What you have to do: Repeat the material below word for word and leave out all pictures.

-------- Material provided --------

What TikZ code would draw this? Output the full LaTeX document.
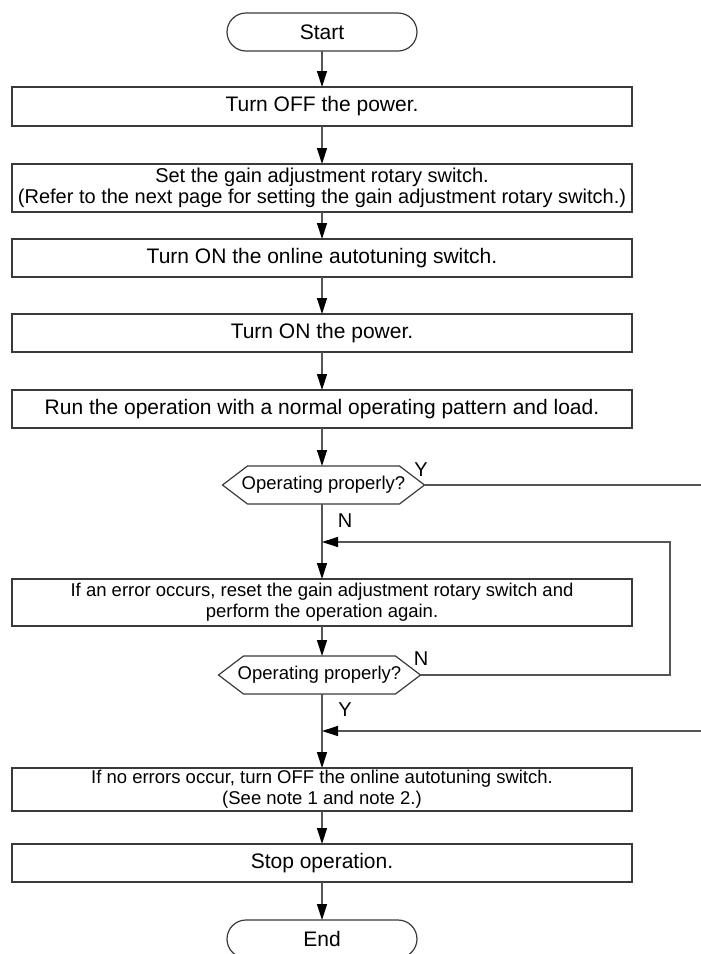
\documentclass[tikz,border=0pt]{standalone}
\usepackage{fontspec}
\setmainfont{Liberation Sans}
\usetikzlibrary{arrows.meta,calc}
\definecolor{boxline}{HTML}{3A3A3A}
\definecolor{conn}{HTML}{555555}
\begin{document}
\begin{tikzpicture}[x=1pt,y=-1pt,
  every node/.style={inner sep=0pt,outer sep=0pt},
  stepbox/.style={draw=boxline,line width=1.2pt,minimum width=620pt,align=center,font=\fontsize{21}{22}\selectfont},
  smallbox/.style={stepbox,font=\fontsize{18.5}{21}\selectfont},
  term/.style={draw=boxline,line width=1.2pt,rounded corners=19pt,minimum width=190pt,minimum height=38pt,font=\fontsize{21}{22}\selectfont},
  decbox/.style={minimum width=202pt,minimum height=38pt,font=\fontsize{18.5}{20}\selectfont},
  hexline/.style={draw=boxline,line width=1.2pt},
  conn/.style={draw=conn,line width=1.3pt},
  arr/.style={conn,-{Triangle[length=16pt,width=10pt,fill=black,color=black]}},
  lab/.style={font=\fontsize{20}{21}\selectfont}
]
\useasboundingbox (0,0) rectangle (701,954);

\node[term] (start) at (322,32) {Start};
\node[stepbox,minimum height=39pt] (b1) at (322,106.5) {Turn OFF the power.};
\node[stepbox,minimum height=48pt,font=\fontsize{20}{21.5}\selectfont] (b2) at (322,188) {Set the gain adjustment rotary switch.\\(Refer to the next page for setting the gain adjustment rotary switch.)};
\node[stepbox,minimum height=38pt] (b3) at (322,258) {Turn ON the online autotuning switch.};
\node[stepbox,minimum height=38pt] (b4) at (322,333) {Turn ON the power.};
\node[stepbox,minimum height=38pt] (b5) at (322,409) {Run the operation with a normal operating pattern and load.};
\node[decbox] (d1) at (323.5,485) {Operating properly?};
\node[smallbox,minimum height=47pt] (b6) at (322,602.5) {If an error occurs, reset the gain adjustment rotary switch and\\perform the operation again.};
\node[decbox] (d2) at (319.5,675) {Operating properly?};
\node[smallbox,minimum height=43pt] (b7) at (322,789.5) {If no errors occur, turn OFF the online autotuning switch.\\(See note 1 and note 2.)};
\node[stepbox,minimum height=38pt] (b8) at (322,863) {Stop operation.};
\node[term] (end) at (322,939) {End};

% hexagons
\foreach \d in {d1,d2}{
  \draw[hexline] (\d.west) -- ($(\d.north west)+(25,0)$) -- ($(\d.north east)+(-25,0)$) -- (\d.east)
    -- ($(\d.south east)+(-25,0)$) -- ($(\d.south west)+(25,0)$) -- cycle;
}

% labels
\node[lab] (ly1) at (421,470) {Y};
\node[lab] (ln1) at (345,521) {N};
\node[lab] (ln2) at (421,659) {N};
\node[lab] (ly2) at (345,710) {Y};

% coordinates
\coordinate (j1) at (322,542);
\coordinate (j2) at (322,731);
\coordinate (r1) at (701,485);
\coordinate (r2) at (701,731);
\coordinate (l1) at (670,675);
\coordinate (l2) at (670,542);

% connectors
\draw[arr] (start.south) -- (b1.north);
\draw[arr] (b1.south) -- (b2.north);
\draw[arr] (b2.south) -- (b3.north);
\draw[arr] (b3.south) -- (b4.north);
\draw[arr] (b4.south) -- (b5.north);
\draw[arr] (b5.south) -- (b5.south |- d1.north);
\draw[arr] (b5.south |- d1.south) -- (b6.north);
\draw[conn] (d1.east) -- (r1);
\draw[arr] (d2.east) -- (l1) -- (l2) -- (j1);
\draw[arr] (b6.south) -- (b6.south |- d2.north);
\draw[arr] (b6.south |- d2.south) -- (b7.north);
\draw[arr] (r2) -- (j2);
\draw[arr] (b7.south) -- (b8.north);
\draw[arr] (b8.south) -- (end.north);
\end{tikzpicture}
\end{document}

--------

Solution to this exercise:
What TikZ code would draw this? Output the full LaTeX document.
\documentclass[tikz,border=0pt]{standalone}
\usepackage{fontspec}
\setmainfont{Liberation Sans}
\usetikzlibrary{arrows.meta,calc}
\definecolor{boxline}{HTML}{3A3A3A}
\definecolor{conn}{HTML}{555555}
\begin{document}
\begin{tikzpicture}[x=1pt,y=-1pt,
  every node/.style={inner sep=0pt,outer sep=0pt},
  stepbox/.style={draw=boxline,line width=1.2pt,minimum width=620pt,align=center,font=\fontsize{21}{22}\selectfont},
  smallbox/.style={stepbox,font=\fontsize{18.5}{21}\selectfont},
  term/.style={draw=boxline,line width=1.2pt,rounded corners=19pt,minimum width=190pt,minimum height=38pt,font=\fontsize{21}{22}\selectfont},
  decbox/.style={minimum width=202pt,minimum height=38pt,font=\fontsize{18.5}{20}\selectfont},
  hexline/.style={draw=boxline,line width=1.2pt},
  conn/.style={draw=conn,line width=1.3pt},
  arr/.style={conn,-{Triangle[length=16pt,width=10pt,fill=black,color=black]}},
  lab/.style={font=\fontsize{20}{21}\selectfont}
]
\useasboundingbox (0,0) rectangle (701,954);

\node[term] (start) at (322,32) {Start};
\node[stepbox,minimum height=39pt] (b1) at (322,106.5) {Turn OFF the power.};
\node[stepbox,minimum height=48pt,font=\fontsize{20}{21.5}\selectfont] (b2) at (322,188) {Set the gain adjustment rotary switch.\\(Refer to the next page for setting the gain adjustment rotary switch.)};
\node[stepbox,minimum height=38pt] (b3) at (322,258) {Turn ON the online autotuning switch.};
\node[stepbox,minimum height=38pt] (b4) at (322,333) {Turn ON the power.};
\node[stepbox,minimum height=38pt] (b5) at (322,409) {Run the operation with a normal operating pattern and load.};
\node[decbox] (d1) at (323.5,485) {Operating properly?};
\node[smallbox,minimum height=47pt] (b6) at (322,602.5) {If an error occurs, reset the gain adjustment rotary switch and\\perform the operation again.};
\node[decbox] (d2) at (319.5,675) {Operating properly?};
\node[smallbox,minimum height=43pt] (b7) at (322,789.5) {If no errors occur, turn OFF the online autotuning switch.\\(See note 1 and note 2.)};
\node[stepbox,minimum height=38pt] (b8) at (322,863) {Stop operation.};
\node[term] (end) at (322,939) {End};

% hexagons
\foreach \d in {d1,d2}{
  \draw[hexline] (\d.west) -- ($(\d.north west)+(25,0)$) -- ($(\d.north east)+(-25,0)$) -- (\d.east)
    -- ($(\d.south east)+(-25,0)$) -- ($(\d.south west)+(25,0)$) -- cycle;
}

% labels
\node[lab] (ly1) at (421,470) {Y};
\node[lab] (ln1) at (345,521) {N};
\node[lab] (ln2) at (421,659) {N};
\node[lab] (ly2) at (345,710) {Y};

% coordinates
\coordinate (j1) at (322,542);
\coordinate (j2) at (322,731);
\coordinate (r1) at (701,485);
\coordinate (r2) at (701,731);
\coordinate (l1) at (670,675);
\coordinate (l2) at (670,542);

% connectors
\draw[arr] (start.south) -- (b1.north);
\draw[arr] (b1.south) -- (b2.north);
\draw[arr] (b2.south) -- (b3.north);
\draw[arr] (b3.south) -- (b4.north);
\draw[arr] (b4.south) -- (b5.north);
\draw[arr] (b5.south) -- (b5.south |- d1.north);
\draw[arr] (b5.south |- d1.south) -- (b6.north);
\draw[conn] (d1.east) -- (r1);
\draw[arr] (d2.east) -- (l1) -- (l2) -- (j1);
\draw[arr] (b6.south) -- (b6.south |- d2.north);
\draw[arr] (b6.south |- d2.south) -- (b7.north);
\draw[arr] (r2) -- (j2);
\draw[arr] (b7.south) -- (b8.north);
\draw[arr] (b8.south) -- (end.north);
\end{tikzpicture}
\end{document}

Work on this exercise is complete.